CVE-2026-52830 — fast-mcp-telegram Path Traversal Bypasses Session Protection
AI relevance: MCP servers bridge AI agents to external services — a session bypass in an MCP server means an attacker can impersonate the agent operator and invoke tools bound to the default account, including messaging, file access, and credential stores.
- CVE-2026-52830 (CVSS 9.4, Critical) affects
fast-mcp-telegram, a Telegram MCP Server published on PyPI. The flaw was disclosed July 2, 2026. - The server validates HTTP Bearer tokens by joining the raw token string directly into a session-file path without sanitizing path separators like
../. - The reserved session name
telegramis explicitly blocked, but the check does not normalize paths — so a token like../fast-mcp-telegram/telegramtraverses to the default legacy session file at~/.config/fast-mcp-telegram/telegram.session. - If that file exists, the server authenticates the attacker as the default legacy session, granting full access to the operator's Telegram account and all MCP tools bound to it.
- Even with account-prefixed MCP tools enabled, the prefix middleware does not prevent session selection bypass — the attacker still calls tools associated with the default account.
- Exploitation requires no prior authentication and no user interaction — only network access to the MCP server's HTTP endpoint.
- The vulnerability affects all versions prior to 0.19.1. The fix normalizes paths and rejects traversal sequences before session file lookup.
- This is the latest in a string of MCP server vulnerabilities exposing the protocol's growing attack surface — following CVE-2026-50143 (Apify MCP token leak), CVE-2026-40933 (Flowise MCP stdio RCE), and CVE-2026-10690 (DesktopCommander SSRF).
Why it matters
MCP servers are the connective tissue between AI agents and external services.

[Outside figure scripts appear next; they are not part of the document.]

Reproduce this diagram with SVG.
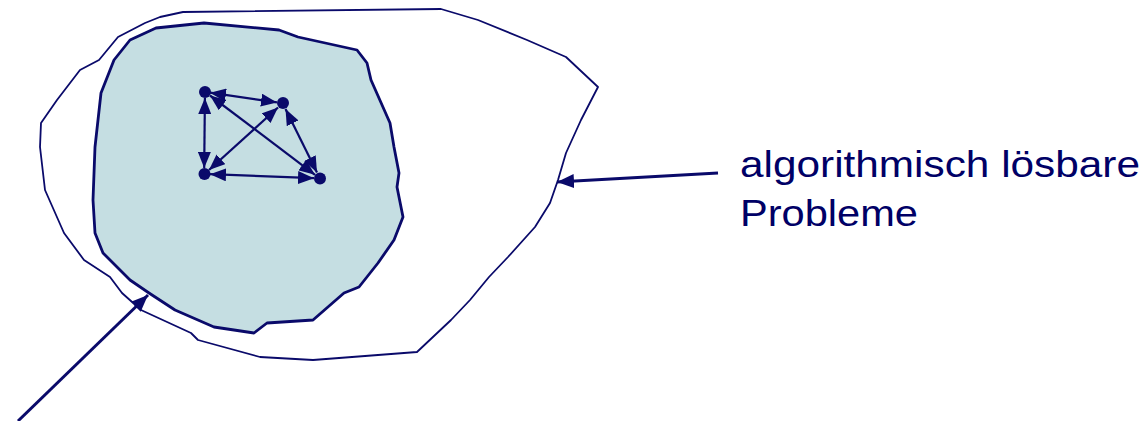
<svg xmlns="http://www.w3.org/2000/svg" width="1148" height="421" viewBox="0 0 1148 421">
<defs>
<style>
.blob-outer{fill:#ffffff;stroke:#0a0a6a;stroke-width:1.8;stroke-linejoin:round}
.blob-inner{fill:#c5dee2;stroke:#0a0a6a;stroke-width:2.8;stroke-linejoin:round}
.dot{fill:#0a0a6a}
.edge{stroke:#0a0a6a;stroke-width:2.2;fill:none;marker-start:url(#ah);marker-end:url(#ah)}
.pointer{stroke:#0a0a6a;stroke-width:3;fill:none;marker-end:url(#big)}
.label{font-family:"Liberation Sans",Arial,sans-serif;font-size:36px;fill:#000066}
</style>
<marker id="ah" markerUnits="userSpaceOnUse" markerWidth="16" markerHeight="13" refX="16" refY="6.5" orient="auto-start-reverse" viewBox="0 0 16 13">
<path d="M0,0 L16,6.5 L0,13 z" fill="#0a0a6a"/>
</marker>
<marker id="big" markerUnits="userSpaceOnUse" markerWidth="17" markerHeight="14" refX="17" refY="7" orient="auto" viewBox="0 0 17 14">
<path d="M0,0 L17,7 L0,14 z" fill="#0a0a6a"/>
</marker>
</defs>
<g id="outer-region">
<path class="blob-outer" d="M183,12 L441,9 L478,20 L527,40 L566,57 L598,87 L581,120 L566,153 L558,180 L550,203 L535,227 L508,257 L489,277 L470,300 L451,320 L417,352 L313,360 L260,357 L198,340 L191,333 L141,310 L122,293 L110,277 L84,260 L64,233 L45,190 L40,147 L41,123 L57,100 L80,70 L99,60 L118,37 L145,23 L160,17 Z"/>
</g>
<g id="inner-region">
<path class="blob-inner" d="M204,23 L279,30 L298,37 L357,50 L367,63 L371,80 L390,123 L394,147 L399,173 L397,187 L403,217 L394,240 L378,263 L359,287 L344,293 L313,320 L267,323 L254,333 L214,327 L175,310 L149,293 L130,280 L103,253 L95,233 L93,200 L95,147 L101,93 L114,60 L130,40 L156,28 Z"/>
</g>
<g id="connectors">
<line class="edge" x1="210" y1="92.7" x2="277" y2="102.4"/>
<line class="edge" x1="204.9" y1="98" x2="204.2" y2="168"/>
<line class="edge" x1="210" y1="95.5" x2="315" y2="174.8"/>
<line class="edge" x1="278" y1="107.5" x2="209" y2="170"/>
<line class="edge" x1="285.5" y1="109" x2="317" y2="172.5"/>
<line class="edge" x1="210" y1="174.2" x2="314" y2="178.2"/>
<line class="pointer" x1="718" y1="173" x2="557" y2="182"/>
<line class="pointer" x1="18" y1="421" x2="148" y2="295"/>
</g>
<g id="node-a"><circle class="dot" cx="205" cy="92" r="6"/></g>
<g id="node-b"><circle class="dot" cx="283" cy="103" r="6"/></g>
<g id="node-c"><circle class="dot" cx="204.5" cy="174" r="6"/></g>
<g id="node-d"><circle class="dot" cx="320" cy="178.5" r="6"/></g>
<g id="label">
<text class="label" x="740" y="177" textLength="400" lengthAdjust="spacingAndGlyphs">algorithmisch lösbare</text>
<text class="label" x="740" y="226" textLength="178" lengthAdjust="spacingAndGlyphs">Probleme</text>
</g>
</svg>
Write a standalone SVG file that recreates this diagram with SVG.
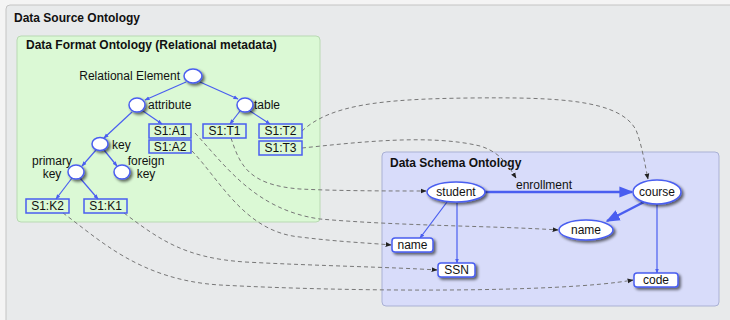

They hold session tokens, API keys, and user credentials. A path traversal that bypasses session authentication gives an attacker the agent operator's identity — and with it, every tool the operator has authorized. As MCP adoption accelerates, these servers become high-value targets, and basic input validation flaws like this remain shockingly common.
What to do
- Upgrade
fast-mcp-telegramto version 0.19.1 or newer immediately. - Audit any MCP server that constructs file paths from user-supplied input — ensure path normalization and traversal rejection before filesystem access.
- Do not expose MCP server HTTP endpoints to the public internet. Use network-level access controls and authentication proxies.
- Review MCP server logs for anomalous Bearer token values containing
../sequences — this indicates active exploitation attempts.